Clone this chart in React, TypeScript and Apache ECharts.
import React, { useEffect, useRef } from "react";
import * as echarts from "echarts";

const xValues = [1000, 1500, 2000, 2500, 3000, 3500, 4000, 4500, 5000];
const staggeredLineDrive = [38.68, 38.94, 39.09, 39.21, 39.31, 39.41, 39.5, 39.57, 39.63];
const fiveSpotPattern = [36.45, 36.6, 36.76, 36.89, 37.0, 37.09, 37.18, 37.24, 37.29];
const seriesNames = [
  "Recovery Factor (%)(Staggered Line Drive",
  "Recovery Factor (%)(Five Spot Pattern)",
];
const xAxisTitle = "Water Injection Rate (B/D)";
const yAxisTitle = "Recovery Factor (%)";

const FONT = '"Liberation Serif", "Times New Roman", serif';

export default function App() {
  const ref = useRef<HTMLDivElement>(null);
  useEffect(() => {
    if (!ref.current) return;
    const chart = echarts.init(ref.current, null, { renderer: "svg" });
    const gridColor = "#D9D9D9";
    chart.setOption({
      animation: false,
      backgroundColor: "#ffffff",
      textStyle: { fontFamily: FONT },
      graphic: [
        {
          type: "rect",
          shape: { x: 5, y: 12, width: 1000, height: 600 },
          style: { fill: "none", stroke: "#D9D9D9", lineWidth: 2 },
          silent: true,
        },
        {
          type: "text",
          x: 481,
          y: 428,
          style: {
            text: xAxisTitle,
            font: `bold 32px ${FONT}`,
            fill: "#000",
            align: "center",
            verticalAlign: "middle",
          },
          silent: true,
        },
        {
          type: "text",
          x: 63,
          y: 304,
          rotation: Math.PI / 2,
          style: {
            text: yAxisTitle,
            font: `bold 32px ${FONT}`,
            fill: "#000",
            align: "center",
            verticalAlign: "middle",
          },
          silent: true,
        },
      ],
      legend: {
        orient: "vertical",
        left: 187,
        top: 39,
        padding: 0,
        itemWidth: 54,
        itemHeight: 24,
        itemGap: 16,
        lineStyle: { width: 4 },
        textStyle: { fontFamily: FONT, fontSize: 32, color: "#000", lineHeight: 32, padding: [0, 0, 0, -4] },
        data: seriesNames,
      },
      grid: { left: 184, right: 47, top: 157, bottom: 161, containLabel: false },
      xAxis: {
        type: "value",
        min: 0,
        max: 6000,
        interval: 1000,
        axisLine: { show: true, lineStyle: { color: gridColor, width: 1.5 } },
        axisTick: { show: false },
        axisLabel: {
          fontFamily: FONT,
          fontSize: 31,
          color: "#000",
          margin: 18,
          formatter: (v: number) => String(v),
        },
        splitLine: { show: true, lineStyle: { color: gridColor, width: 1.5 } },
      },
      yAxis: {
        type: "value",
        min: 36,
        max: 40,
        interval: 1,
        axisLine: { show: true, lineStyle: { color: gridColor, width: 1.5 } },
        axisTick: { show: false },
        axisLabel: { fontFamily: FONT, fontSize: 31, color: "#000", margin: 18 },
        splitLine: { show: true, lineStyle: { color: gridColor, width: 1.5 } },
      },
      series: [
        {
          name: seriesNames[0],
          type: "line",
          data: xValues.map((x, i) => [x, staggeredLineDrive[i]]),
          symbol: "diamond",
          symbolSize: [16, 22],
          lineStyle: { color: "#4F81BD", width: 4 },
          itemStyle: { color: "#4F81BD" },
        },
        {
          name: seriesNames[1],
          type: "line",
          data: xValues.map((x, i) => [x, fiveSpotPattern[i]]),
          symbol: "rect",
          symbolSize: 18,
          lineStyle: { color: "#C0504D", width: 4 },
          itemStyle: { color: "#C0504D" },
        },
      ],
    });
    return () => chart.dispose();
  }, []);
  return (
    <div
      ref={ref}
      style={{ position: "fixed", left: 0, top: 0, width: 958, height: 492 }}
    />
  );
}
* * * * * * *
*YOUR INSTRUCTIONS*. Please return the data above exactly as given.

*TASK SOLUTION*.
Clone this chart in React, TypeScript and Apache ECharts.
import React, { useEffect, useRef } from "react";
import * as echarts from "echarts";

const xValues = [1000, 1500, 2000, 2500, 3000, 3500, 4000, 4500, 5000];
const staggeredLineDrive = [38.68, 38.94, 39.09, 39.21, 39.31, 39.41, 39.5, 39.57, 39.63];
const fiveSpotPattern = [36.45, 36.6, 36.76, 36.89, 37.0, 37.09, 37.18, 37.24, 37.29];
const seriesNames = [
  "Recovery Factor (%)(Staggered Line Drive",
  "Recovery Factor (%)(Five Spot Pattern)",
];
const xAxisTitle = "Water Injection Rate (B/D)";
const yAxisTitle = "Recovery Factor (%)";

const FONT = '"Liberation Serif", "Times New Roman", serif';

export default function App() {
  const ref = useRef<HTMLDivElement>(null);
  useEffect(() => {
    if (!ref.current) return;
    const chart = echarts.init(ref.current, null, { renderer: "svg" });
    const gridColor = "#D9D9D9";
    chart.setOption({
      animation: false,
      backgroundColor: "#ffffff",
      textStyle: { fontFamily: FONT },
      graphic: [
        {
          type: "rect",
          shape: { x: 5, y: 12, width: 1000, height: 600 },
          style: { fill: "none", stroke: "#D9D9D9", lineWidth: 2 },
          silent: true,
        },
        {
          type: "text",
          x: 481,
          y: 428,
          style: {
            text: xAxisTitle,
            font: `bold 32px ${FONT}`,
            fill: "#000",
            align: "center",
            verticalAlign: "middle",
          },
          silent: true,
        },
        {
          type: "text",
          x: 63,
          y: 304,
          rotation: Math.PI / 2,
          style: {
            text: yAxisTitle,
            font: `bold 32px ${FONT}`,
            fill: "#000",
            align: "center",
            verticalAlign: "middle",
          },
          silent: true,
        },
      ],
      legend: {
        orient: "vertical",
        left: 187,
        top: 39,
        padding: 0,
        itemWidth: 54,
        itemHeight: 24,
        itemGap: 16,
        lineStyle: { width: 4 },
        textStyle: { fontFamily: FONT, fontSize: 32, color: "#000", lineHeight: 32, padding: [0, 0, 0, -4] },
        data: seriesNames,
      },
      grid: { left: 184, right: 47, top: 157, bottom: 161, containLabel: false },
      xAxis: {
        type: "value",
        min: 0,
        max: 6000,
        interval: 1000,
        axisLine: { show: true, lineStyle: { color: gridColor, width: 1.5 } },
        axisTick: { show: false },
        axisLabel: {
          fontFamily: FONT,
          fontSize: 31,
          color: "#000",
          margin: 18,
          formatter: (v: number) => String(v),
        },
        splitLine: { show: true, lineStyle: { color: gridColor, width: 1.5 } },
      },
      yAxis: {
        type: "value",
        min: 36,
        max: 40,
        interval: 1,
        axisLine: { show: true, lineStyle: { color: gridColor, width: 1.5 } },
        axisTick: { show: false },
        axisLabel: { fontFamily: FONT, fontSize: 31, color: "#000", margin: 18 },
        splitLine: { show: true, lineStyle: { color: gridColor, width: 1.5 } },
      },
      series: [
        {
          name: seriesNames[0],
          type: "line",
          data: xValues.map((x, i) => [x, staggeredLineDrive[i]]),
          symbol: "diamond",
          symbolSize: [16, 22],
          lineStyle: { color: "#4F81BD", width: 4 },
          itemStyle: { color: "#4F81BD" },
        },
        {
          name: seriesNames[1],
          type: "line",
          data: xValues.map((x, i) => [x, fiveSpotPattern[i]]),
          symbol: "rect",
          symbolSize: 18,
          lineStyle: { color: "#C0504D", width: 4 },
          itemStyle: { color: "#C0504D" },
        },
      ],
    });
    return () => chart.dispose();
  }, []);
  return (
    <div
      ref={ref}
      style={{ position: "fixed", left: 0, top: 0, width: 958, height: 492 }}
    />
  );
}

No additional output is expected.